* [What the task asks]
Pictures stay out of the copy; restate everything else in the material exactly.
==== Dataset excerpt
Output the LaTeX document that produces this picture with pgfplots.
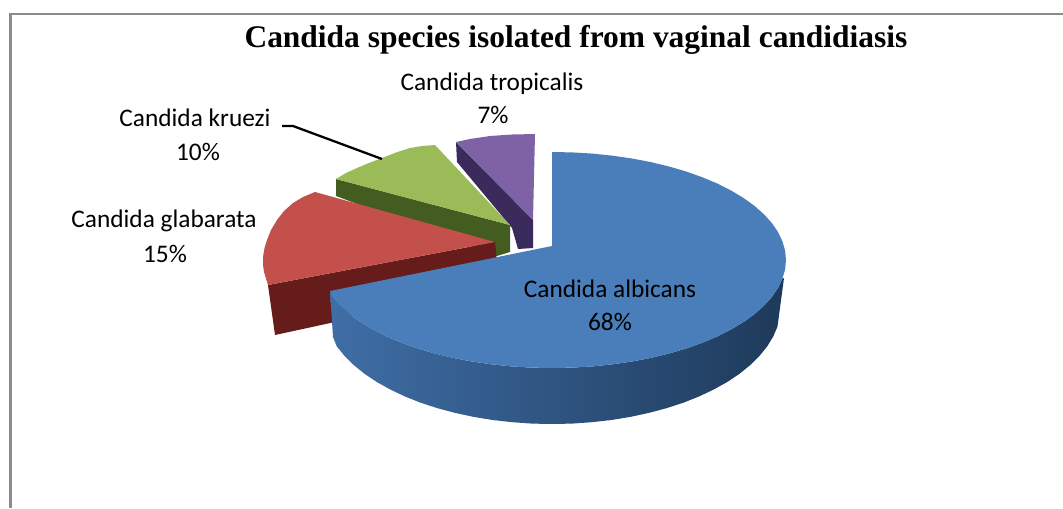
\documentclass[border=0pt]{standalone}
\usepackage{fontspec}
\setmainfont{Carlito}
\newfontfamily\titlefont{Liberation Serif}
\usepackage{pgfplots}
\pgfplotsset{compat=1.18}
\definecolor{framegray}{HTML}{8C8C8C}
\definecolor{bluetop}{HTML}{4A7EBB}
\definecolor{blueside1}{HTML}{3F6EA6}
\definecolor{blueside2}{HTML}{2E5A8C}
\definecolor{blueside3}{HTML}{1E3A5A}
\definecolor{redtop}{HTML}{C4504C}
\definecolor{redside}{HTML}{651C1A}
\definecolor{greentop}{HTML}{9BBB59}
\definecolor{greenside}{HTML}{435C20}
\definecolor{purpletop}{HTML}{7F62A5}
\definecolor{purpleside}{HTML}{3B2A5C}
\begin{document}
\begin{tikzpicture}
% keep the whole page, hide axis alone shrinks the box to the contents
\fill[white] (0,0) rectangle (797.25pt,381pt);
\begin{axis}[
  scale only axis,
  width=797.25pt, height=381pt,
  xmin=0, xmax=1063, ymin=0, ymax=508,
  y dir=reverse,
  hide axis,
  clip=true,
]
% frame
\addplot[framegray, line width=2.2pt] coordinates {(10.5,508) (10.5,14) (1063,14)};

% purple slice (7%)
\addplot[fill=purpleside, draw=none] coordinates {
  (456,142) (533,220) (533,248) (518,249) (512,228) (457,162)};
\addplot[fill=purpletop, draw=none] coordinates {
  (456,142) (470,139) (490,136) (512,134.5) (535,134) (533,220)};

% green slice (10%)
\addplot[fill=greenside, draw=none] coordinates {
  (336,179) (510,225) (510,252) (497,256) (336,196)};
\addplot[fill=greentop, draw=none] coordinates {
  (435,145) (422,146) (410,148) (396,152.5) (382,158) (369,163) (357,168) (346,173) (336,179) (510,225)};

% red slice (15%)
\addplot[fill=redside, draw=none] coordinates {
  (268,285) (495,242) (497,262) (335,322) (275,335)};
\addplot[fill=redtop, draw=none] coordinates {
  (315,192) (303,197) (293,203) (284,211) (277,220) (271,230) (267,240) (264.5,248)
  (263,257) (263,265) (264,272) (268,285) (495,242)};

% blue slice (68%), side first
\addplot[left color=blueside1, middle color=blueside2, right color=blueside3, draw=none] coordinates {
  (784,278) (782.4,278.7) (778,288) (771.9,296.9) (764.1,305.6) (754.6,314) (743.7,321.9)
  (731.2,329.4) (717.5,336.4) (702.4,342.7) (686.2,348.5) (669,353.5) (650.9,357.9)
  (632,361.5) (612.6,364.3) (592.6,366.4) (572.4,367.6) (552,368) (531.6,367.6)
  (511.4,366.4) (491.4,364.3) (472,361.5) (453.1,357.9) (435,353.5) (417.8,348.5)
  (401.6,342.7) (386.5,336.4) (372.8,329.4) (360.3,321.9) (349.4,314) (339.9,305.6)
  (332.1,296.9) (330,291)
  (333,337) (336.8,346.4) (344.5,355.9) (353.7,365) (364.4,373.7) (376.6,381.9)
  (390.1,389.4) (404.8,396.4) (420.6,402.7) (437.5,408.2) (455.2,412.9) (473.7,416.9)
  (492.7,420) (512.2,422.2) (532,423.6) (552,424) (572,423.6) (591.8,422.2) (611.3,420)
  (630.3,416.9) (648.8,412.9) (666.5,408.2) (683.4,402.7) (699.2,396.4) (713.9,389.4)
  (727.4,381.9) (739.6,373.7) (750.3,365) (759.5,355.9) (767.2,346.4) (773.2,336.5)
  (777.5,326.5)};
\addplot[fill=bluetop, draw=none] coordinates {
  (552,152) (572.4,152.4) (592.6,153.6) (612.6,155.7) (632,158.5) (650.9,162.1)
  (669,166.5) (686.2,171.5) (702.4,177.3) (717.5,183.6) (731.2,190.6) (743.7,198.1)
  (754.6,206) (764.1,214.4) (771.9,223.1) (778,232) (782.4,241.3) (785.1,250.6)
  (786,260) (785.1,269.4) (782.4,278.7) (778,288) (771.9,296.9) (764.1,305.6)
  (754.6,314) (743.7,321.9) (731.2,329.4) (717.5,336.4) (702.4,342.7) (686.2,348.5)
  (669,353.5) (650.9,357.9) (632,361.5) (612.6,364.3) (592.6,366.4) (572.4,367.6)
  (552,368) (531.6,367.6) (511.4,366.4) (491.4,364.3) (472,361.5) (453.1,357.9)
  (435,353.5) (417.8,348.5) (401.6,342.7) (386.5,336.4) (372.8,329.4) (360.3,321.9)
  (349.4,314) (339.9,305.6) (332.1,296.9) (330,291) (552,246)};

% leader line
\addplot[black, line width=1.7pt] coordinates {(282,126) (293,126) (382,159)};

% texts
\node[font=\titlefont\bfseries\fontsize{23.6}{26}\selectfont] at (576,40) {Candida species isolated from vaginal candidiasis};
\node[font=\fontsize{19}{22}\selectfont] at (492,84) {Candida tropicalis};
\node[font=\fontsize{19}{22}\selectfont] at (493,115) {7\%};
\node[font=\fontsize{19}{22}\selectfont] at (195,118) {Candida kruezi};
\node[font=\fontsize{19}{22}\selectfont] at (198,152) {10\%};
\node[font=\fontsize{19}{22}\selectfont] at (164,221) {Candida glabarata};
\node[font=\fontsize{19}{22}\selectfont] at (165,254) {15\%};
\node[font=\fontsize{19}{22}\selectfont] at (610,289) {Candida albicans};
\node[font=\fontsize{19}{22}\selectfont] at (610,322) {68\%};
\end{axis}
\end{tikzpicture}
\end{document}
========
* [Solution for this problem]
Output the LaTeX document that produces this picture with pgfplots.
\documentclass[border=0pt]{standalone}
\usepackage{fontspec}
\setmainfont{Carlito}
\newfontfamily\titlefont{Liberation Serif}
\usepackage{pgfplots}
\pgfplotsset{compat=1.18}
\definecolor{framegray}{HTML}{8C8C8C}
\definecolor{bluetop}{HTML}{4A7EBB}
\definecolor{blueside1}{HTML}{3F6EA6}
\definecolor{blueside2}{HTML}{2E5A8C}
\definecolor{blueside3}{HTML}{1E3A5A}
\definecolor{redtop}{HTML}{C4504C}
\definecolor{redside}{HTML}{651C1A}
\definecolor{greentop}{HTML}{9BBB59}
\definecolor{greenside}{HTML}{435C20}
\definecolor{purpletop}{HTML}{7F62A5}
\definecolor{purpleside}{HTML}{3B2A5C}
\begin{document}
\begin{tikzpicture}
% keep the whole page, hide axis alone shrinks the box to the contents
\fill[white] (0,0) rectangle (797.25pt,381pt);
\begin{axis}[
  scale only axis,
  width=797.25pt, height=381pt,
  xmin=0, xmax=1063, ymin=0, ymax=508,
  y dir=reverse,
  hide axis,
  clip=true,
]
% frame
\addplot[framegray, line width=2.2pt] coordinates {(10.5,508) (10.5,14) (1063,14)};

% purple slice (7%)
\addplot[fill=purpleside, draw=none] coordinates {
  (456,142) (533,220) (533,248) (518,249) (512,228) (457,162)};
\addplot[fill=purpletop, draw=none] coordinates {
  (456,142) (470,139) (490,136) (512,134.5) (535,134) (533,220)};

% green slice (10%)
\addplot[fill=greenside, draw=none] coordinates {
  (336,179) (510,225) (510,252) (497,256) (336,196)};
\addplot[fill=greentop, draw=none] coordinates {
  (435,145) (422,146) (410,148) (396,152.5) (382,158) (369,163) (357,168) (346,173) (336,179) (510,225)};

% red slice (15%)
\addplot[fill=redside, draw=none] coordinates {
  (268,285) (495,242) (497,262) (335,322) (275,335)};
\addplot[fill=redtop, draw=none] coordinates {
  (315,192) (303,197) (293,203) (284,211) (277,220) (271,230) (267,240) (264.5,248)
  (263,257) (263,265) (264,272) (268,285) (495,242)};

% blue slice (68%), side first
\addplot[left color=blueside1, middle color=blueside2, right color=blueside3, draw=none] coordinates {
  (784,278) (782.4,278.7) (778,288) (771.9,296.9) (764.1,305.6) (754.6,314) (743.7,321.9)
  (731.2,329.4) (717.5,336.4) (702.4,342.7) (686.2,348.5) (669,353.5) (650.9,357.9)
  (632,361.5) (612.6,364.3) (592.6,366.4) (572.4,367.6) (552,368) (531.6,367.6)
  (511.4,366.4) (491.4,364.3) (472,361.5) (453.1,357.9) (435,353.5) (417.8,348.5)
  (401.6,342.7) (386.5,336.4) (372.8,329.4) (360.3,321.9) (349.4,314) (339.9,305.6)
  (332.1,296.9) (330,291)
  (333,337) (336.8,346.4) (344.5,355.9) (353.7,365) (364.4,373.7) (376.6,381.9)
  (390.1,389.4) (404.8,396.4) (420.6,402.7) (437.5,408.2) (455.2,412.9) (473.7,416.9)
  (492.7,420) (512.2,422.2) (532,423.6) (552,424) (572,423.6) (591.8,422.2) (611.3,420)
  (630.3,416.9) (648.8,412.9) (666.5,408.2) (683.4,402.7) (699.2,396.4) (713.9,389.4)
  (727.4,381.9) (739.6,373.7) (750.3,365) (759.5,355.9) (767.2,346.4) (773.2,336.5)
  (777.5,326.5)};
\addplot[fill=bluetop, draw=none] coordinates {
  (552,152) (572.4,152.4) (592.6,153.6) (612.6,155.7) (632,158.5) (650.9,162.1)
  (669,166.5) (686.2,171.5) (702.4,177.3) (717.5,183.6) (731.2,190.6) (743.7,198.1)
  (754.6,206) (764.1,214.4) (771.9,223.1) (778,232) (782.4,241.3) (785.1,250.6)
  (786,260) (785.1,269.4) (782.4,278.7) (778,288) (771.9,296.9) (764.1,305.6)
  (754.6,314) (743.7,321.9) (731.2,329.4) (717.5,336.4) (702.4,342.7) (686.2,348.5)
  (669,353.5) (650.9,357.9) (632,361.5) (612.6,364.3) (592.6,366.4) (572.4,367.6)
  (552,368) (531.6,367.6) (511.4,366.4) (491.4,364.3) (472,361.5) (453.1,357.9)
  (435,353.5) (417.8,348.5) (401.6,342.7) (386.5,336.4) (372.8,329.4) (360.3,321.9)
  (349.4,314) (339.9,305.6) (332.1,296.9) (330,291) (552,246)};

% leader line
\addplot[black, line width=1.7pt] coordinates {(282,126) (293,126) (382,159)};

% texts
\node[font=\titlefont\bfseries\fontsize{23.6}{26}\selectfont] at (576,40) {Candida species isolated from vaginal candidiasis};
\node[font=\fontsize{19}{22}\selectfont] at (492,84) {Candida tropicalis};
\node[font=\fontsize{19}{22}\selectfont] at (493,115) {7\%};
\node[font=\fontsize{19}{22}\selectfont] at (195,118) {Candida kruezi};
\node[font=\fontsize{19}{22}\selectfont] at (198,152) {10\%};
\node[font=\fontsize{19}{22}\selectfont] at (164,221) {Candida glabarata};
\node[font=\fontsize{19}{22}\selectfont] at (165,254) {15\%};
\node[font=\fontsize{19}{22}\selectfont] at (610,289) {Candida albicans};
\node[font=\fontsize{19}{22}\selectfont] at (610,322) {68\%};
\end{axis}
\end{tikzpicture}
\end{document}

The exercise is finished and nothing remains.